Shares of Eli Lilly (LLY 0.86%) have made some investors much richer. Over the last decade, for example, Eli Lilly stock averaged annual gains of 25.1%, enough to turn a $10,000 investment into a stake worth $94,204. (The S&P 500 index averaged a still-respectable 12.7% over the same period, turning $10,000 into $33,117.) Had you reinvested your Lilly dividends into more shares of stock along the way, your average gain would have been 26.9%, and your investment's value $108,082.

If you're not an Eli Lilly shareholder, you might be wondering whether you should become one. Well, there's certainly a solid green flag or two.

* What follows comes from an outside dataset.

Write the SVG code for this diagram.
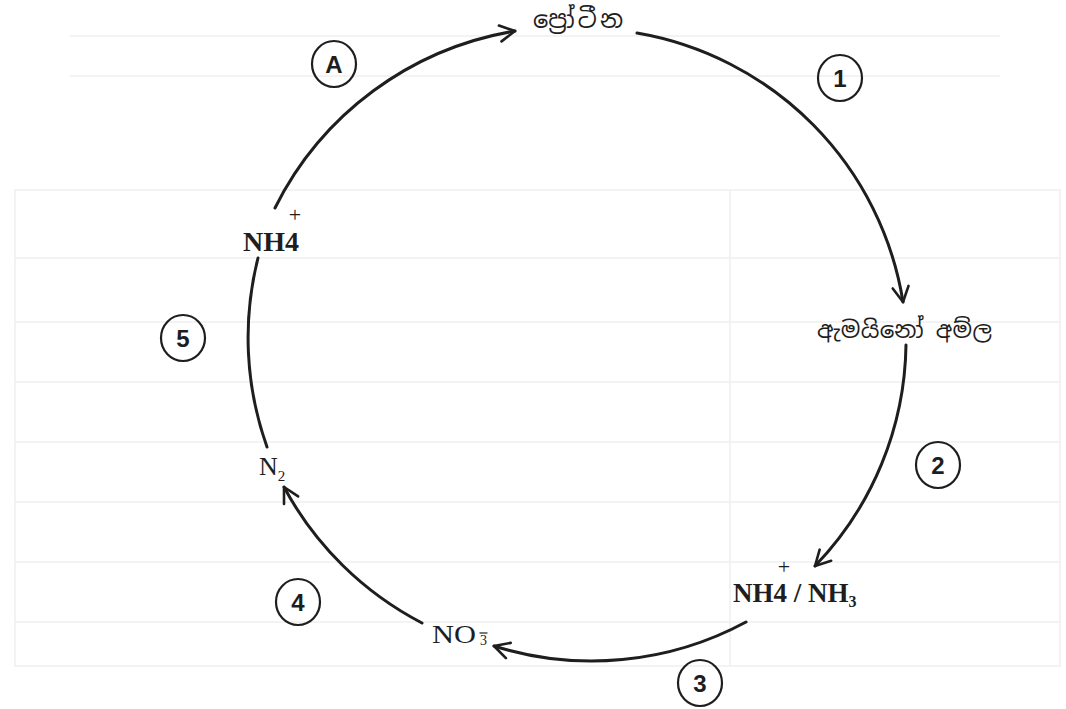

Unfortunately, there's a red flag, too.

A key reason to buy into Eli Lilly is its solid portfolio of drugs and drugs in development. It's already a leader in the increasingly popular realm of weight loss drugs -- with weight loss drug Zepbound and diabetes drug Mounjaro -- and its cancer drug Verzenio is very promising, too. And those are just some of its drugs. My colleague Keith Speights has suggested that Lilly might become the first healthcare company to cross the $1 trillion mark in market value.

Someone is seated at an open laptop, smiling.

Image source: Getty Images.

Of course, not every drug will become a best-seller -- and some never even get approved. Eli Lilly reported some disappointing results for its weight loss drug orforglipron recently, which sent its shares downward -- even though patients taking it did lose significant weight.

So what's the red flag? Well, it's Eli Lilly's valuation. With a recent price-to-earnings (P/E) ratio of 61, well above its five-year average of 50, the stock seems a bit richly priced -- though not wildly overpriced. You could still load up on it if you're a long-term investor, or you could buy into the stock gradually over time. Note, too, that President Trump's threatened tariffs could hurt pharmaceutical companies in general.